С другой стороны, люди, наделенные троллоповской апперцепцией в повышенной степени, встречаются где угодно — и часто, а может быть даже обычно, вне владений литературы и эстетики. Порой это священники по призванию, или врачи с незаурядным диагностическим даром, или политические деятели, обязанные своим успехом умению верно судить об окружающих людях (то же относится и к профессиональным военным), или же люди, отступившие перед жизнью и находящие утешение в роли искушенных зрителей. Возможно, она чаще присуща женщинам, чем мужчинам, и вряд ли так уж случайно, что женщины нередко понимают романы Троллопа с большей глубиной и легкостью, чем мужчины.
Троллоп сам сообщил нам свою точку зрения.
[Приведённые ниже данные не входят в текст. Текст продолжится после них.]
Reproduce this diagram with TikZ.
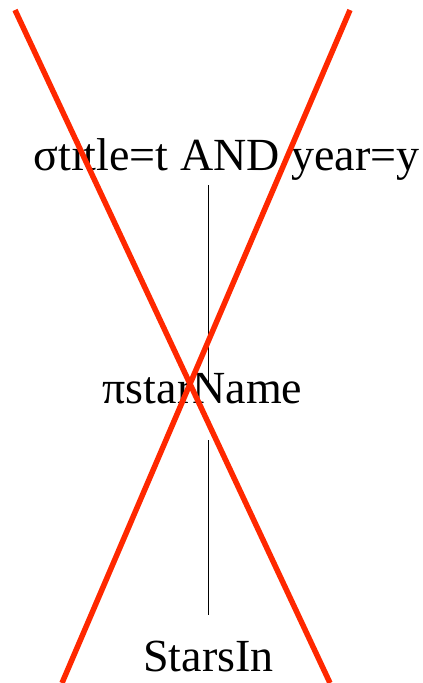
\documentclass[tikz,border=0pt]{standalone}
\usepackage{fontspec}
\setmainfont{Liberation Serif}
\definecolor{crossred}{RGB}{255,40,0}
\tikzset{
    op/.style={inner sep=0pt, anchor=base, font=\fontsize{46}{50}\selectfont,
        text height=32pt, text depth=11.5pt},
    edge/.style={line width=0.8pt, black},
    strike/.style={line width=5.5pt, crossred}
}
\begin{document}
\begin{tikzpicture}[x=1pt, y=-1pt]

        \useasboundingbox (0,0) rectangle (423,683);

        %----- OPERATOR TREE -----
        \node[op] (sel)  at (226.5,170) {σtitle=t AND year=y};
        \node[op] (proj) at (202.5,403) {πstarName};
        \node[op, text depth=0pt] (rel) at (208.5,671) {StarsIn};

        %----- EDGES -----
        \draw[edge, shorten <=3.5pt, shorten >=-13pt]
            (sel.south -| rel.north) -- (proj.north -| rel.north);
        \draw[edge, shorten <=25.5pt, shorten >=24pt]
            (proj.south -| rel.north) -- (rel.north);

        %----- RED CROSS -----
        \begin{scope}
            \clip (0,0) rectangle (423,683);
            \draw[strike] (15,10) -- (330,683);
            \draw[strike] (350,10) -- (62,683);
        \end{scope}

    \end{tikzpicture}
\end{document}
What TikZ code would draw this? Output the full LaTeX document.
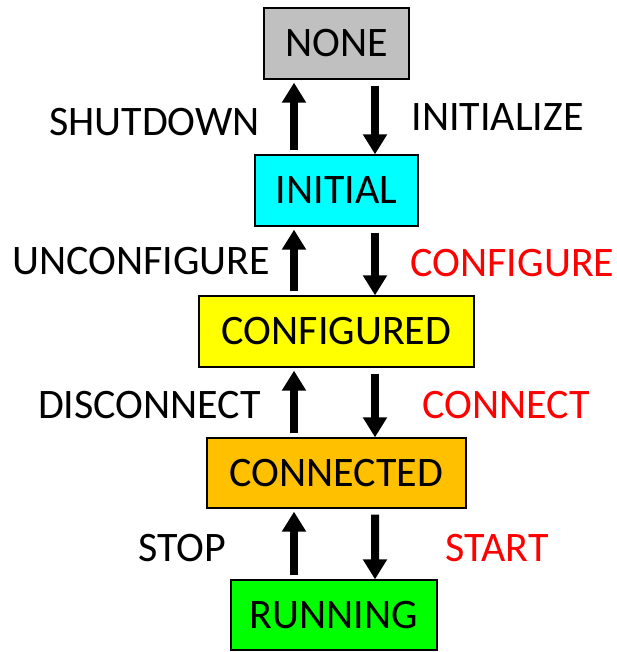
\documentclass[tikz,border=0pt]{standalone}
\usepackage{fontspec}
\setmainfont{Carlito}
\usepackage{xcolor}
\usepackage{tikz}
\usetikzlibrary{arrows.meta,calc,positioning}
\definecolor{nonegray}{HTML}{C0C0C0}
\definecolor{initcyan}{HTML}{00FFFF}
\definecolor{cfgyellow}{HTML}{FFFF00}
\definecolor{connorange}{HTML}{FFC000}
\definecolor{rungreen}{HTML}{00FF00}
\definecolor{cmdred}{HTML}{FF0000}

\begin{document}
\begin{tikzpicture}[x=1bp,y=-1bp,
  statebox/.style={draw=black,line width=1.3bp,minimum height=71bp,inner sep=0pt,
    font=\fontsize{42bp}{50bp}\selectfont},
  cmd/.style={font=\fontsize{42bp}{50bp}\selectfont,inner sep=0pt},
  upcmd/.style={line width=8bp,-{Triangle[width=23bp,length=20bp]}},
  downcmd/.style={line width=8bp,-{Triangle[width=23bp,length=20bp]}}]
\useasboundingbox (0,0) rectangle (617,652);
% states
\node[statebox,fill=nonegray,minimum width=145bp] (none) at (336.5,43.5) {NONE};
\node[statebox,fill=initcyan,minimum width=163bp] (initial) at (336.5,190.5) {INITIAL};
\node[statebox,fill=cfgyellow,minimum width=275bp] (configured) at (336.5,331.5) {CONFIGURED};
\node[statebox,fill=connorange,minimum width=259bp,minimum height=70bp] (connected) at (336.5,473) {CONNECTED};
\node[statebox,fill=rungreen,minimum width=206bp,minimum height=70bp] (running) at (334,615) {RUNNING};
% transitions
\draw[upcmd] ($(initial.north)+(-42.5,-4)$) -- ($(none.south)+(-42.5,3)$);
\draw[downcmd] ($(none.south)+(38.5,6)$) -- ($(initial.north)+(38.5,0)$);
\draw[upcmd] ($(configured.north)+(-42.5,-4)$) -- ($(initial.south)+(-42.5,3)$);
\draw[downcmd] ($(initial.south)+(38.5,6)$) -- ($(configured.north)+(38.5,0)$);
\draw[upcmd] ($(connected.north)+(-42.5,-4)$) -- ($(configured.south)+(-42.5,3)$);
\draw[downcmd] ($(configured.south)+(38.5,6)$) -- ($(connected.north)+(38.5,0)$);
\draw[upcmd] ($(running.north)+(-40,-4)$) -- ($(connected.south)+(-42.5,3)$);
\draw[downcmd] ($(connected.south)+(38.5,6)$) -- ($(running.north)+(41,0)$);
% labels
\node[cmd] (shutdown) at (154.5,122) {SHUTDOWN};
\node[cmd] (initialize) at (497.5,117) {INITIALIZE};
\node[cmd] (unconfigure) at (141,261) {UNCONFIGURE};
\node[cmd,text=cmdred] (configure) at (512.5,263) {CONFIGURE};
\node[cmd] (disconnect) at (149.5,405) {DISCONNECT};
\node[cmd,text=cmdred] (connect) at (506,405) {CONNECT};
\node[cmd] (stop) at (182,548) {STOP};
\node[cmd,text=cmdred] (start) at (497,548) {START};
\end{tikzpicture}
\end{document}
Тут его обычная скромность исчезает, как и должно быть, когда человек с полным основанием убежден, что действительно знает то, о чем говорит. Итак:
«Он (Троллоп имеет тут в виду себя как романиста. — Ч. С.) стремится познакомить читателей со своими персонажами так близко, чтобы детища его мозга стали для них говорящими, действующими, живыми людьми. Этого он никогда не достигнет, если сам не будет досконально знать этих вымышленных персонажей, а узнать их так он может только в постоянном и тесном общении, ощущаемом как реальное. Они должны быть с ним, когда он ложится спать и когда он пробуждается от сна. Он должен научиться ненавидеть их и любить. Он должен спорить с ними, ссориться с ними, прощать их и даже подчиняться им. Он должен знать, хладнокровны они или страстны, искренни или фальшивы — насколько искренни и насколько фальшивы. Ему должны быть ясны глубина и широта, узость и мелочность натуры каждого из них. И если здесь, в нашем внешнем мире, люди, как нам известно, изменяются — становятся хуже или лучше, поддаются искушению или следуют велениям совести, то должны меняться и его творения, и каждую перемену в них он должен замечать. В последний день каждого месяца в его повествовании каждое действующее лицо должно стать на месяц старше в сравнении с первым днем этого месяца. Если тот, кто берется писать роман, обладает такой способностью, все это получится у него без особого труда, но, если он ею не обладает, его романы, мне кажется, будут совершенно деревянными.